Emergency Aid to Elders, Disabled and Children (EAEDC).8 EAEDC is a Massachusetts program that provides cash assistance in addi­tion to medical benefits.9 EAEDC benefits are available to the elderly, the disabled and families with needy children who do not receive or who are waiting to receive other benefits, such as SSI.  EAEDC is also available to those who do not qualify for TAFDC due to family restrictions.10 A family of four whose monthly income does not exceed $578.20 will receive the difference between their countable income and the income limit.

"Earning an additional $1 can eliminate Medicaid eligibility."

Medicaid.  Medicaid is a joint federal-state program that provides medical care to the poor.  Each state establishes its own eligibility standards and general rules, but they are required to cover those with negligible in­comes.  Under the MassHealth Standard Program, coverage differs according to the characteristics of household members and monthly income before taxes and deductions.  Households consisting of a pregnant woman and infant are covered if income does not exceed 200 percent of the federal poverty level; households with non-infant children less than 19 years old are eligible at 150 percent of poverty; and households that include parents and their children under age 19 qualify at 133 percent of poverty.

For example, consider a two-parent family that earns $25,736 per year in labor income and has two dependent children.  In Massachusetts, this family is eligible to receive nearly $14,000 in transfers, most of which come from Medicaid.  Earning an additional dollar, or indeed, an extra penny, causes the family to lose Medicaid eligibility.

"Most low-income families can’t get a tax credit that rewards saving."

Saver’s Credit.  The Saver’s Credit is a federal program intended to help low-income people save.  But because of the complexity of the tax code and interactions with other benefit programs, few people actually qualify for the Saver’s Credit.  The program allows single households with adjusted gross incomes of less than $25,000 and married households with adjusted gross incomes of less than $50,000 to receive a match of up to 50 cents from the federal government for every dollar they contribute to a retirement plan, such as an IRA, 401(k), 403(b), SIMPLE, SEP or 457 plan.11

The Saver’s Credit is not refundable, and is only available to households with a positive tax liability.  Consider a 30-year-old couple with two children, earning a total household income of $25,000 a year.  When filing their 2005 tax return:

  • They qualify for the standard personal exemption (married, filing jointly), plus child tax credits.
  • As a result, they will owe no federal taxes, but will also be ineli­gible for the Saver’s Credit.
  • Even those with a minimal tax liability will benefit little from the Saver’s Credit in comparison to high-income couples who benefit sub­stantially from tax-deferred savings plans.

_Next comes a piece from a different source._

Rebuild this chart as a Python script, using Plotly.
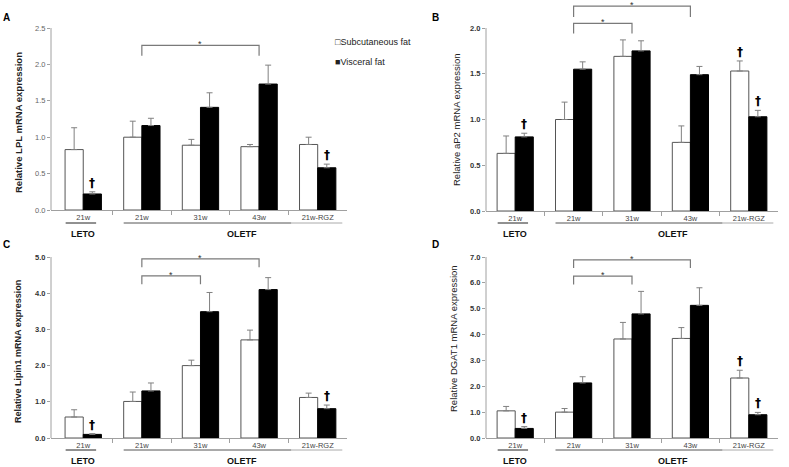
import plotly.graph_objects as go

W, H = 789, 467
FONT = "Liberation Sans, Arial, sans-serif"

# ---------------- data ----------------
categories = ["21w", "21w", "31w", "43w", "21w-RGZ"]
cat_pos = [0, 1, 2, 3, 4]

lpl_sub = [0.83, 1.00, 0.89, 0.87, 0.90]
lpl_sub_err = [0.30, 0.22, 0.08, 0.03, 0.10]
lpl_vis = [0.22, 1.16, 1.41, 1.73, 0.58]
lpl_vis_err = [0.03, 0.10, 0.20, 0.26, 0.05]

ap2_sub = [0.63, 1.00, 1.69, 0.75, 1.53]
ap2_sub_err = [0.19, 0.19, 0.18, 0.18, 0.11]
ap2_vis = [0.81, 1.55, 1.75, 1.49, 1.03]
ap2_vis_err = [0.04, 0.08, 0.11, 0.09, 0.07]

lipin_sub = [0.58, 1.01, 2.00, 2.71, 1.12]
lipin_sub_err = [0.20, 0.26, 0.15, 0.27, 0.12]
lipin_vis = [0.10, 1.30, 3.49, 4.10, 0.81]
lipin_vis_err = [0.02, 0.22, 0.53, 0.33, 0.10]

dgat_sub = [1.05, 1.00, 3.83, 3.85, 2.32]
dgat_sub_err = [0.17, 0.14, 0.64, 0.42, 0.30]
dgat_vis = [0.37, 2.13, 4.80, 5.13, 0.90]
dgat_vis_err = [0.07, 0.24, 0.87, 0.68, 0.09]

# dagger marks: (category index, series)
lpl_daggers = [(0, "vis"), (4, "vis")]
ap2_daggers = [(0, "vis"), (4, "sub"), (4, "vis")]
lipin_daggers = [(0, "vis"), (4, "vis")]
dgat_daggers = [(0, "vis"), (4, "sub"), (4, "vis")]

# significance brackets: (from cat, to cat, level, drop)
lpl_brackets = [(1, 3, 2.26, 2.12)]
ap2_brackets = [(1, 2, 2.05, 1.94), (1, 3, 2.24, 2.12)]
lipin_brackets = [(1, 2, 4.48, 4.25), (1, 3, 4.95, 4.72)]
dgat_brackets = [(1, 2, 6.26, 5.94), (1, 3, 6.89, 6.57)]

y_titles = ["Relative LPL mRNA expression", "Relative aP2 mRNA expression",
            "Relative Lipin1 mRNA expression", "Relative DGAT1 mRNA expression"]
panel_letters = ["A", "B", "C", "D"]
group_labels = ["LETO", "OLETF"]

# ---------------- layout specs (pixels) ----------------
panels = [
    dict(sub=lpl_sub, sube=lpl_sub_err, vis=lpl_vis, vise=lpl_vis_err,
         dag=lpl_daggers, br=lpl_brackets, ymax=2.5, dt=0.5,
         xdom=(51, 347), xr=(-0.55, 4.5), ybot=210, ytop=14, ytickpx=28,
         tick_bold=False, title_bold=True, title_xy=(18, 123), title_size=9.5,
         letter_xy=(6, 17), grp_y=234, line_y=223, tick_font_color="#666"),
    dict(sub=ap2_sub, sube=ap2_sub_err, vis=ap2_vis, vise=ap2_vis_err,
         dag=ap2_daggers, br=ap2_brackets, ymax=2.0, dt=0.5,
         xdom=(486, 778), xr=(-0.5, 4.5), ybot=211, ytop=0, ytickpx=28,
         tick_bold=True, title_bold=False, title_xy=(457, 120), title_size=9.5,
         letter_xy=(435, 17), grp_y=234, line_y=223, tick_font_color="#333"),
    dict(sub=lipin_sub, sube=lipin_sub_err, vis=lipin_vis, vise=lipin_vis_err,
         dag=lipin_daggers, br=lipin_brackets, ymax=5.0, dt=1.0,
         xdom=(51, 347), xr=(-0.55, 4.5), ybot=438, ytop=245, ytickpx=257,
         tick_bold=True, title_bold=True, title_xy=(18, 352), title_size=9,
         letter_xy=(6, 245), grp_y=461, line_y=450, tick_font_color="#333"),
    dict(sub=dgat_sub, sube=dgat_sub_err, vis=dgat_vis, vise=dgat_vis_err,
         dag=dgat_daggers, br=dgat_brackets, ymax=7.0, dt=1.0,
         xdom=(486, 778), xr=(-0.5, 4.5), ybot=438, ytop=245, ytickpx=257,
         tick_bold=True, title_bold=False, title_xy=(453, 339), title_size=9.5,
         letter_xy=(435, 245), grp_y=461, line_y=450, tick_font_color="#333"),
]

BW = 0.31
AXC = "#a0a0a0"
fig = go.Figure()
shapes, annots = [], []

for i, p in enumerate(panels):
    n = "" if i == 0 else str(i + 1)
    xa, ya = "x" + n, "y" + n
    ytop_val = p["ymax"] * (p["ybot"] - p["ytop"]) / (p["ybot"] - p["ytickpx"])

    fig.add_trace(go.Bar(
        x=cat_pos, y=p["sub"], width=BW, offset=-BW, xaxis=xa, yaxis=ya,
        marker=dict(color="white", line=dict(color="#555", width=1)),
        error_y=dict(type="data", array=p["sube"], arrayminus=[0] * 5, symmetric=False,
                     color="#808080", thickness=1, width=3),
        showlegend=False, name="Subcutaneous fat"))
    fig.add_trace(go.Bar(
        x=cat_pos, y=p["vis"], width=BW, offset=0, xaxis=xa, yaxis=ya,
        marker=dict(color="black", line=dict(color="black", width=1)),
        error_y=dict(type="data", array=p["vise"], arrayminus=[0] * 5, symmetric=False,
                     color="#808080", thickness=1, width=3),
        showlegend=False, name="Visceral fat"))

    tickvals = [round(k * p["dt"], 2) for k in range(int(round(p["ymax"] / p["dt"])) + 1)]
    tfont = dict(family=FONT, size=7.5, color=p["tick_font_color"])
    if p["tick_bold"]:
        tfont["weight"] = "bold"
    fig.layout["xaxis" + n] = dict(
        domain=[p["xdom"][0] / W, p["xdom"][1] / W], range=list(p["xr"]),
        anchor=ya, tickvals=cat_pos, ticktext=categories, ticks="",
        showline=True, linecolor=AXC, linewidth=1, showgrid=False, zeroline=False,
        automargin=False,
        tickfont=dict(family=FONT, size=7.5, color="#444"),
        minor=dict(tickvals=[0.5, 1.5, 2.5, 3.5], ticks="outside", ticklen=4,
                   tickcolor=AXC, showgrid=False),
        fixedrange=True)
    fig.layout["yaxis" + n] = dict(
        domain=[1 - p["ybot"] / H, 1 - p["ytop"] / H], range=[0, ytop_val],
        anchor=xa, tickvals=tickvals, tickformat=".1f", ticks="outside", ticklen=3,
        tickcolor=AXC, showline=False, showgrid=False, zeroline=False,
        automargin=False, tickfont=tfont, fixedrange=True)

    # y axis line stopping at top tick
    shapes.append(dict(type="line", xref=xa + " domain", yref=ya, x0=0, x1=0,
                       y0=0, y1=p["ymax"], line=dict(color=AXC, width=1)))

    # brackets
    for (a, b, lvl, drop) in p["br"]:
        shapes.append(dict(type="path", xref=xa, yref=ya,
                           path=f"M {a},{drop} L {a},{lvl} L {b},{lvl} L {b},{drop}",
                           line=dict(color="#7a7a7a", width=1.2)))
        annots.append(dict(xref=xa, yref=ya, x=(a + b) / 2, y=lvl, text="*",
                           showarrow=False, yanchor="bottom", yshift=-6,
                           font=dict(family=FONT, size=9, color="#333")))

    # daggers
    for (c, s) in p["dag"]:
        if s == "sub":
            xv, yv = c - BW / 2, p["sub"][c] + p["sube"][c]
        else:
            xv, yv = c + BW / 2, p["vis"][c] + p["vise"][c]
        annots.append(dict(xref=xa, yref=ya, x=xv, y=yv, text="<b>†</b>",
                           showarrow=False, yanchor="bottom", yshift=0,
                           font=dict(family="DejaVu Sans", size=12, color="#000000")))

    # group labels and underlines
    ly = 1 - p["line_y"] / H
    shapes.append(dict(type="line", xref=xa, yref="paper", x0=-0.3, x1=0.22,
                       y0=ly, y1=ly, line=dict(color="#222", width=1)))
    shapes.append(dict(type="line", xref=xa, yref="paper", x0=0.69, x1=3.55,
                       y0=ly, y1=ly, line=dict(color="#555", width=1)))
    shapes.append(dict(type="line", xref=xa, yref="paper", x0=3.55, x1=4.42,
                       y0=ly, y1=ly, line=dict(color="#aaa", width=1)))
    gy = 1 - p["grp_y"] / H
    for gx, gl in zip([0, 2.7], group_labels):
        annots.append(dict(xref=xa, yref="paper", x=gx, y=gy, text=f"<b>{gl}</b>",
                           showarrow=False, xanchor="center", yanchor="middle",
                           font=dict(family=FONT, size=9, color="#111")))

    # y title
    tx, ty = p["title_xy"]
    ttext = f"<b>{y_titles[i]}</b>" if p["title_bold"] else y_titles[i]
    annots.append(dict(xref="paper", yref="paper", x=tx / W, y=1 - ty / H, text=ttext,
                       textangle=-90, showarrow=False, xanchor="center", yanchor="middle",
                       font=dict(family=FONT, size=p["title_size"], color="#222")))
    # panel letter
    lx, lyy = p["letter_xy"]
    annots.append(dict(xref="paper", yref="paper", x=lx / W, y=1 - lyy / H,
                       text=f"<b>{panel_letters[i]}</b>", showarrow=False,
                       xanchor="center", yanchor="middle",
                       font=dict(family=FONT, size=10, color="black")))

# legend (manual)
annots.append(dict(xref="paper", yref="paper", x=333 / W, y=1 - 42 / H,
                   text="□Subcutaneous fat", showarrow=False, xanchor="left",
                   yanchor="middle", font=dict(family=FONT, size=9, color="#222")))
annots.append(dict(xref="paper", yref="paper", x=333 / W, y=1 - 62 / H,
                   text="■Visceral fat", showarrow=False, xanchor="left",
                   yanchor="middle", font=dict(family=FONT, size=9, color="#222")))

fig.update_layout(width=W, height=H, autosize=False,
                  margin=dict(l=0, r=0, t=0, b=0, pad=0),
                  paper_bgcolor="white", plot_bgcolor="white",
                  barmode="overlay", shapes=shapes, annotations=annots,
                  font=dict(family=FONT))

fig.write_html("out.html", config={"displayModeBar": False, "staticPlot": True},
               post_script="document.body.style.margin='0';document.body.style.overflow='hidden';")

Earned Income Tax Credit.  The Earned Income Tax Credit (EITC) is a refundable credit for low-income individuals and families that have some wage income.  “Refundable” means they receive the credit when they file tax returns regardless of whether or not they owe taxes.  In 2005, two-child couples with adjusted gross incomes of up to $37,263 and singles with adjusted gross incomes of up to $35,263 qualified for the EITC.

Medicare.  Medicare is a federal health insurance program for the elderly and disabled.  It incorporates two parts:  Hospital Insurance (HI), also known as “Part A,” and Supplementary Medical insurance (SMI), known as “Part B.”  Hospital Insurance is generally provided automatically to individuals age 65 and over who are entitled to Social Security benefits.  Part A helps pay for care in hospitals, skilled nursing facilities, hospice and some home health care.

Enrolling in SMI is optional; part B helps pay for doctors, outpatient hospital care, clinical laboratory tests, durable medical equipment, most supplies and some other services not covered by Part A.

Medicare Part A is primarily financed through a mandatory 2.9 percent payroll tax.  Part B is financed in part by participant premium payments of $78.20 per month regardless of benefits received.  It is assumed that at age 65 both husband and wife enroll in both Part A and Part B.